Tuesday, March 4, 2008

First thoughts

March 4, 2008
Grey skies and a drizzling cold rain, has set in for the day. I had just used my last bit of clay to finish some work that I had thrown yesterday. This week has been a good week in the studio, because I have enjoyed throwing and being on the wheel, but my mixer has been flaking big sections of iron flakes into the clay, creating lots of problems. The mixer is only 32 year old and is made of regular sheet steel, so I have decided to replace it with the same steel rather than pay three times the price for stainless ( I doubt if I'll be around when it starts flaking again).

So today, I cut the work short and came to the house because I needed to do a little work on the computer. Coming across this site, via another potter, I liked the ideal of this as maybe a diary of my time as a potter, I'm not going to go back and rehash anything, unless it would build a foundation for what I'm trying to explain. Maybe just keeping a few notes could benefit someone else.
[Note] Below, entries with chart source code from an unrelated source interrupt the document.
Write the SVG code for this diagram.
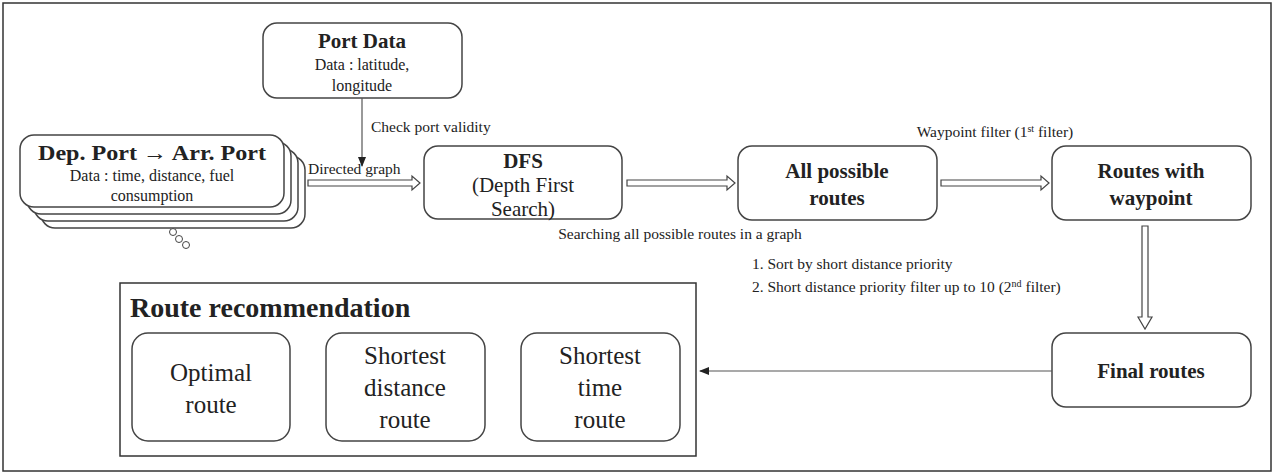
<svg xmlns="http://www.w3.org/2000/svg" width="1275" height="475" viewBox="0 0 1275 475">
<style>
text{font-family:"Liberation Serif",serif;fill:#222;text-anchor:middle}
.n{fill:#fff;stroke:#444;stroke-width:1.5}
.b{font-weight:bold}
.l{text-anchor:start;font-size:15.5px}
.h{fill:#fff;stroke:#444;stroke-width:1.2}
</style>
<defs><marker id="a" markerWidth="10" markerHeight="10" refX="9" refY="5" orient="auto" markerUnits="userSpaceOnUse"><path d="M0,1L10,5L0,9z" fill="#222"/></marker></defs>
<rect x="3" y="3" width="1268" height="468" fill="#fff" stroke="#333" stroke-width="1.5"/>
<g id="portdata"><rect class="n" x="263" y="23" width="199" height="75" rx="14"/>
<text class="b" x="362" y="48" font-size="21">Port Data</text>
<text x="362" y="70" font-size="16">Data : latitude,</text><text x="362" y="91" font-size="16">longitude</text></g>
<g id="depport">
<rect class="n" x="41" y="156" width="264" height="72" rx="14"/>
<rect class="n" x="34" y="149" width="264" height="72" rx="14"/>
<rect class="n" x="27" y="142" width="264" height="72" rx="14"/>
<rect class="n" x="20" y="135" width="264" height="72" rx="14"/>
<text class="b" x="152" y="160" font-size="21" textLength="228" lengthAdjust="spacingAndGlyphs">Dep. Port → Arr. Port</text>
<text x="152" y="181" font-size="16">Data : time, distance, fuel</text><text x="152" y="201" font-size="16">consumption</text>
<g fill="#fff" stroke="#444"><circle cx="173" cy="232" r="3.5"/><circle cx="179" cy="239" r="3.5"/><circle cx="186" cy="245" r="3.5"/></g></g>
<g id="dfs"><rect class="n" x="424" y="146" width="198" height="73" rx="14"/>
<text class="b" x="523" y="168" font-size="21">DFS</text>
<text x="523" y="192" font-size="21">(Depth First</text><text x="523" y="216" font-size="21">Search)</text></g>
<g id="allroutes"><rect class="n" x="738" y="146" width="199" height="74" rx="14"/>
<text class="b" x="837" y="178" font-size="21">All possible</text><text class="b" x="837" y="205" font-size="21">routes</text></g>
<g id="waypoint"><rect class="n" x="1052" y="146" width="199" height="74" rx="14"/>
<text class="b" x="1151" y="178" font-size="21">Routes with</text><text class="b" x="1151" y="205" font-size="21">waypoint</text></g>
<g id="final"><rect class="n" x="1052" y="333" width="199" height="74" rx="14"/>
<text class="b" x="1151" y="378" font-size="21">Final routes</text></g>
<g id="recommendation"><rect x="120" y="283" width="576" height="173" fill="#fff" stroke="#333" stroke-width="1.5"/>
<text class="b" x="130" y="317" font-size="28" style="text-anchor:start">Route recommendation</text>
<rect class="n" x="132" y="333" width="158" height="108" rx="16"/>
<text x="211" y="381" font-size="25">Optimal</text><text x="211" y="413" font-size="25">route</text>
<rect class="n" x="326" y="333" width="159" height="108" rx="16"/>
<text x="405" y="364" font-size="25">Shortest</text><text x="405" y="396" font-size="25">distance</text><text x="405" y="428" font-size="25">route</text>
<rect class="n" x="521" y="333" width="159" height="108" rx="16"/>
<text x="600" y="364" font-size="25">Shortest</text><text x="600" y="396" font-size="25">time</text><text x="600" y="428" font-size="25">route</text></g>
<g id="connectors">
<line x1="362" y1="98" x2="362" y2="166" stroke="#555" stroke-width="1.2" marker-end="url(#a)"/>
<path class="h" d="M308,180H412V176L420,183L412,190V186H308z"/>
<path class="h" d="M627,180H727V176L735,183L727,190V186H627z"/>
<path class="h" d="M941,180H1041V176L1049,183L1041,190V186H941z"/>
<path class="h" d="M1142,226V317H1138L1145,329L1152,317H1148V226z"/>
<line x1="1052" y1="371" x2="700" y2="371" stroke="#555" stroke-width="1.2" marker-end="url(#a)"/>
<text class="l" x="371" y="132">Check port validity</text>
<text class="l" x="308" y="174">Directed graph</text>
<text x="680" y="239" font-size="15.5">Searching all possible routes in a graph</text>
<text x="995" y="137" font-size="15.5">Waypoint filter (1<tspan font-size="10" dy="-5">st</tspan><tspan dy="5"> filter)</tspan></text>
<text class="l" x="752" y="269">1. Sort by short distance priority</text>
<text class="l" x="752" y="292">2. Short distance priority filter up to 10 (2<tspan font-size="10" dy="-5">nd</tspan><tspan dy="5"> filter)</tspan></text>
</g>
</svg>
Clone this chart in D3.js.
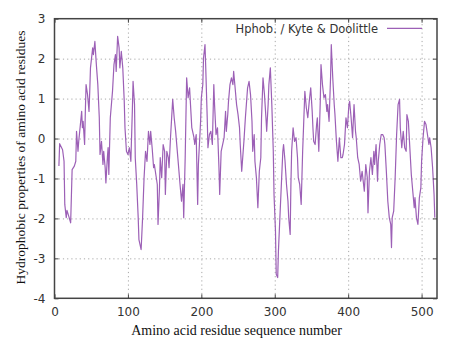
<!DOCTYPE html>
<html>
<head>
<meta charset="utf-8">
<script src="https://cdn.jsdelivr.net/npm/d3@7"></script>
<style>
  body { margin: 0; background: #fff; }
  svg { display: block; }
  .tick text { font-family: "DejaVu Sans", sans-serif; font-size: 12px; fill: #333; }
  .grid line { stroke: #a8a8a8; stroke-dasharray: 1.2,3; }
  .grid path { display: none; }
</style>
</head>
<body>
<div id="main"></div>
<script>
const ctx = {
    w: 455,
    h: 346,
    left: 54.5,
    right: 437,
    top: 18.7,
    bottom: 298.3,
    LINE_COLOR: "#9c60b6",
};

// residue number (x) and Kyte & Doolittle hydropathy (y)
const residues = [
  6,7,11,13,14,16,17,20,22,24,27,29,30,32,33,37,38,39,41,42,43,45,47,48,49,52,53,55,57,59,
  61,62,64,66,67,69,70,72,73,74,76,79,81,83,84,86,88,89,91,93,95,96,98,100,102,104,106,107,109,110,
  112,114,115,118,120,122,124,126,128,130,131,133,135,136,138,140,141,143,144,146,148,150,151,153,155,156,158,161,163,165,
  168,171,173,175,176,178,180,182,184,185,187,190,191,193,195,196,199,200,202,203,205,206,208,209,211,213,215,217,218,220,
  222,224,225,227,229,231,233,234,236,237,239,241,243,244,246,248,250,252,253,255,257,258,260,262,263,265,267,269,270,272,
  273,275,277,279,281,282,284,286,288,289,291,292,294,296,298,299,301,302,304,305,307,309,311,312,314,316,318,319,321,322,
  323,325,327,329,331,332,334,336,338,340,341,343,345,347,349,351,352,353,355,357,358,360,362,363,365,367,369,371,372,374,
  376,377,379,381,382,384,386,388,390,392,393,395,397,399,401,402,404,406,408,410,411,413,415,417,419,421,422,424,426,427,
  429,431,433,435,436,438,440,441,443,445,447,449,450,452,454,456,458,459,460,462,464,466,468,470,471,473,475,477,479,480,
  482,484,486,488,490,491,493,495,497,499,500,502,504,506,508,510,511,513,515,517,518
];
const hydropathy = [
  -0.69,-0.13,-0.28,-0.57,-1.65,-1.98,-1.80,-1.98,-2.11,-0.78,-0.69,-0.57,0.18,-0.32,-0.07,0.68,0.27,0.43,-0.15,0.68,1.35,1.10,0.68,1.18,1.77,2.27,2.10,2.43,1.85,1.35,
  0.52,-0.40,-0.07,-0.65,-0.32,-0.73,-1.11,-0.48,-0.23,-0.90,0.52,1.18,1.85,2.10,1.68,2.56,2.27,1.77,2.18,1.77,0.93,0.27,-0.32,-0.40,-0.23,-0.57,0.68,1.43,0.85,-0.48,
  -1.15,-1.98,-2.53,-2.78,-1.98,-0.98,-0.32,-0.57,0.18,-0.15,0.18,-0.23,-0.73,-0.65,-0.90,-1.15,-2.15,-1.23,-0.48,-0.98,-0.15,-0.32,-1.40,-0.32,-0.48,-0.73,0.02,0.98,0.52,0.18,
  -0.48,-1.15,-1.57,-1.15,-1.98,-0.48,1.52,1.02,1.27,0.93,0.27,0.02,-0.15,0.10,-1.65,-0.65,0.43,1.02,1.35,2.02,2.35,1.77,0.52,-0.23,0.10,0.18,-0.15,1.35,0.85,0.10,
  0.27,-0.73,-1.40,-0.32,-0.15,0.02,0.68,0.18,0.60,0.93,1.35,1.52,1.35,1.68,1.27,0.85,0.60,0.27,-0.15,-0.82,-0.32,-0.07,0.52,1.02,1.27,1.43,1.10,0.43,-0.32,0.10,
  -0.57,-0.98,-1.73,-0.82,-0.48,0.52,1.52,1.10,0.52,0.18,0.85,1.35,1.77,0.85,-0.32,-1.40,-2.32,-3.40,-3.48,-2.82,-1.98,-1.15,-0.32,-0.15,-0.57,-1.15,-1.57,-1.98,-2.40,-1.15,
  -0.32,0.27,-0.07,0.02,-0.48,-0.98,-1.15,-1.65,-0.32,0.68,1.18,0.77,0.52,0.93,1.27,0.68,0.27,-0.07,-0.15,0.35,0.52,-0.32,0.93,1.85,1.35,1.02,1.10,0.68,0.85,0.43,
  1.52,2.35,1.52,0.85,0.60,-0.07,-0.57,0.02,-0.48,-0.48,-0.40,-0.15,0.52,0.27,0.85,0.93,0.52,0.02,0.85,0.18,0.02,-0.48,-0.65,-1.07,-0.82,-1.15,-1.32,-0.65,-0.98,-1.86,
  -0.82,-0.48,-0.90,-0.32,-0.65,-0.15,-1.07,-0.57,-0.15,0.10,0.10,0.02,-0.15,-0.82,-1.57,-1.98,-2.15,-2.73,-1.98,-1.82,-0.98,0.10,0.85,0.98,0.27,-0.23,0.18,-0.23,-0.32,0.60,
  0.43,-0.23,-0.90,-1.32,-1.73,-1.48,-1.98,-2.15,-1.48,-1.23,-0.57,0.02,0.43,0.35,0.10,-0.15,0.02,-0.23,-0.73,-1.40,-1.98
];

const xTicks = [0, 100, 200, 300, 400, 500];
const yTicks = [-4, -3, -2, -1, 0, 1, 2, 3];
const xDomain = [0, 521];
const yDomain = [-4, 3];
const legendLabel = "Hphob. / Kyte & Doolittle";
const xTitle = "Amino acid residue sequence number";
const yTitle = "Hydrophobic properties of amino acid residues";

function createViz(){
    const svgEl = d3.select("#main").append("svg")
        .attr("width", ctx.w)
        .attr("height", ctx.h);

    const x = d3.scaleLinear().domain(xDomain).range([ctx.left, ctx.right]);
    const y = d3.scaleLinear().domain(yDomain).range([ctx.bottom, ctx.top]);
    const pw = ctx.right - ctx.left, ph = ctx.bottom - ctx.top;
    const plain = d => String(d);   // gnuplot style: plain hyphen minus, no decimals

    // dotted grid
    svgEl.append("g").attr("class", "grid")
        .attr("transform", `translate(0,${ctx.bottom})`)
        .call(d3.axisBottom(x).tickValues(xTicks.slice(1)).tickSize(-ph).tickFormat(""));
    svgEl.append("g").attr("class", "grid")
        .attr("transform", `translate(${ctx.left},0)`)
        .call(d3.axisLeft(y).tickValues(yTicks.slice(1, -1)).tickSize(-pw).tickFormat(""));

    // data line
    const pts = residues.map((r, i) => [r, hydropathy[i]]);
    svgEl.append("path")
        .datum(pts)
        .attr("fill", "none")
        .attr("stroke", ctx.LINE_COLOR)
        .attr("stroke-width", 1.2)
        .attr("stroke-linejoin", "round")
        .attr("d", d3.line().x(d => x(d[0])).y(d => y(d[1])));

    // axes with inward ticks, mirrored on top/right
    const axes = [
        [d3.axisBottom(x).tickValues(xTicks).tickFormat(plain).tickSizeInner(-4).tickSizeOuter(0).tickPadding(9), `translate(0,${ctx.bottom})`],
        [d3.axisLeft(y).tickValues(yTicks).tickFormat(plain).tickSizeInner(-4).tickSizeOuter(0).tickPadding(9), `translate(${ctx.left},0)`],
        [d3.axisTop(x).tickValues(xTicks).tickSizeInner(-4).tickSizeOuter(0).tickFormat(""), `translate(0,${ctx.top})`],
        [d3.axisRight(y).tickValues(yTicks).tickSizeInner(-4).tickSizeOuter(0).tickFormat(""), `translate(${ctx.right},0)`]
    ];
    axes.forEach(function(a){
        const g = svgEl.append("g").attr("transform", a[1]).call(a[0]);
        g.select(".domain").remove();
        g.selectAll(".tick line").attr("stroke", "#444").attr("stroke-width", 1);
    });

    // frame
    svgEl.append("rect")
        .attr("x", ctx.left).attr("y", ctx.top)
        .attr("width", pw).attr("height", ph)
        .attr("fill", "none")
        .attr("stroke", "#444")
        .attr("stroke-width", 1.5);

    // legend
    svgEl.append("text")
        .attr("x", 378).attr("y", 32.5)
        .attr("text-anchor", "end")
        .attr("font-family", "DejaVu Sans, sans-serif")
        .attr("font-size", 11.5)
        .attr("fill", "#333")
        .text(legendLabel);
    svgEl.append("line")
        .attr("x1", 387).attr("x2", 422)
        .attr("y1", 28.3).attr("y2", 28.3)
        .attr("stroke", ctx.LINE_COLOR)
        .attr("stroke-width", 1.2);

    // axis titles
    svgEl.append("text")
        .attr("x", 236.5).attr("y", 335)
        .attr("text-anchor", "middle")
        .attr("font-family", "Liberation Serif, serif")
        .attr("font-size", 14)
        .attr("fill", "#111")
        .text(xTitle);
    svgEl.append("text")
        .attr("transform", "translate(25,157.5) rotate(-90)")
        .attr("text-anchor", "middle")
        .attr("font-family", "Liberation Serif, serif")
        .attr("font-size", 13.5)
        .attr("fill", "#111")
        .text(yTitle);
}

createViz();
</script>
</body>
</html>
I've been in clay for almost four decades and for the most part it has been fairly good to me. Recently, I have been redefining the way I throw and what I am trying to acheive, and some very interesting things are happening with the work. I hope this log will help me to see a little better what the clay is telling me. Anyway, I am slowing down the wheel, and discovering another world of work that I have never experienced. It has become very exciting to throw new forms and shapes. More on this later as I gather a little more experience with this process.